How domain names are retrieved from URLs

Every domain name ends in a top-level domain (TLD) name. The TLDs are either generic names (such as com) or country codes (such as jp for Japan).

However, some domain names use a two-term TLD, which complicates the retrieval of top-level domain names from URLs.

For example:

http://www.xyz.com has a one-term TLD of com with a domain name of xyz.com.
http://www.xyz.co.uk has a two-term TLD of .co.uk with a domain name of xyz.co.uk

As the example shows, it is often difficult to generalize whether to take the last term or the last two terms as the TLD name for the domain name. If you take only the last term as the TLD, then it would work for xyz.com but not for xyz.co.uk (because it would incorrectly result in co.uk as the domain name). Therefore, the crawler must take this into account when parsing a URL for a domain name.

The two crawlscope.top-level-domains properties are used for determining which TLDs to use in the domain name:

The crawlscope.top-level-domains.generic property contains a space-delimited list of generic TLD names, such as com, gov, or org.
The crawlscope.top-level-domains.additional property contains a space-delimited list of additional TLD names that may be encountered in a crawl. These are typically two-term TLDs, such as co.uk or ma.us. However, you should also add country codes as necessary (for example, add ca if you are crawling the www.xyz.ca site). You should add TLDs to this list that are not generic TLDs but that you want to crawl.

The Web Crawler uses the property values as follows when retrieving domain names from URLs:

The crawler first looks at the last term of the host name. If it is a TLD in the crawlscope.top-level-domains.generic list (such as com), then the crawler takes the last two terms (xyz and com) as the domain name. This results in a domain name of xyz.com for the http://www.xyz.com sample URL.
If the last term is not one of the generic TLDs, then the crawler does the following: Takes the entire host name and checks it against the crawlscope.top-level-domains.additional list; if not a match, repeats by truncating the first term from the host name and checks it against the list; if not a match, repeats until a match is found or there are no more terms to be truncated from the host name.
If no terms matched on the additional list, return the last two terms as the domain name and log an error message.
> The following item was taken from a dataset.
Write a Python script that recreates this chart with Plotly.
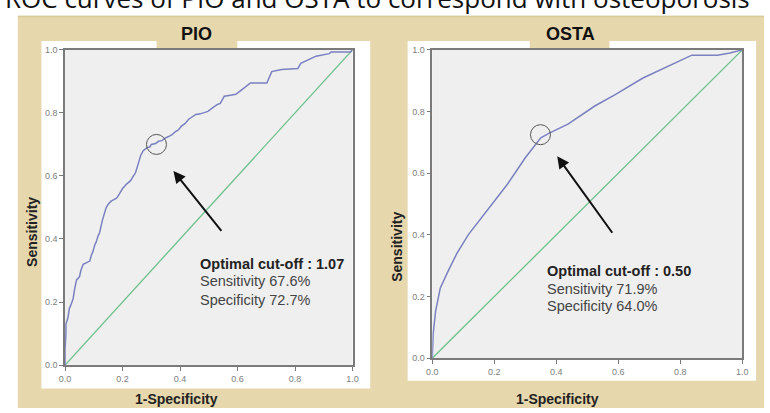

For example, assume that you will be crawling http://www.xyz.co.uk and therefore want a domain name of xyz.co.uk. First you would add co.uk to the crawlscope.top-level-domains.additional list. The procedure for returning the domain name is as follows:

The generic TLD list is checked for the uk term, but it is not found.
www.xyz.co.uk is checked against the crawlscope.top-level-domains.additional list, but no match is found.
xyz.co.uk is checked against the additional TLD list, but no match is found.
co.uk is checked against the additional TLD list, and a match is finally found. A domain name of xyz.co.uk is returned.

If after step 4 no match is found in the additional list, the last two terms that were checked are returned as the domain name (co.uk in this example). In addition, a DEBUG-level message similar to this example is logged:

Failed to get the domain name for url: url
using result as the default domain name

where url is the original URL from which the domain name is to be extracted and result is a domain name consisting of the final two terms to be checked (such as co.uk). If you see this message, add the two terms to the additional list and retry the crawl.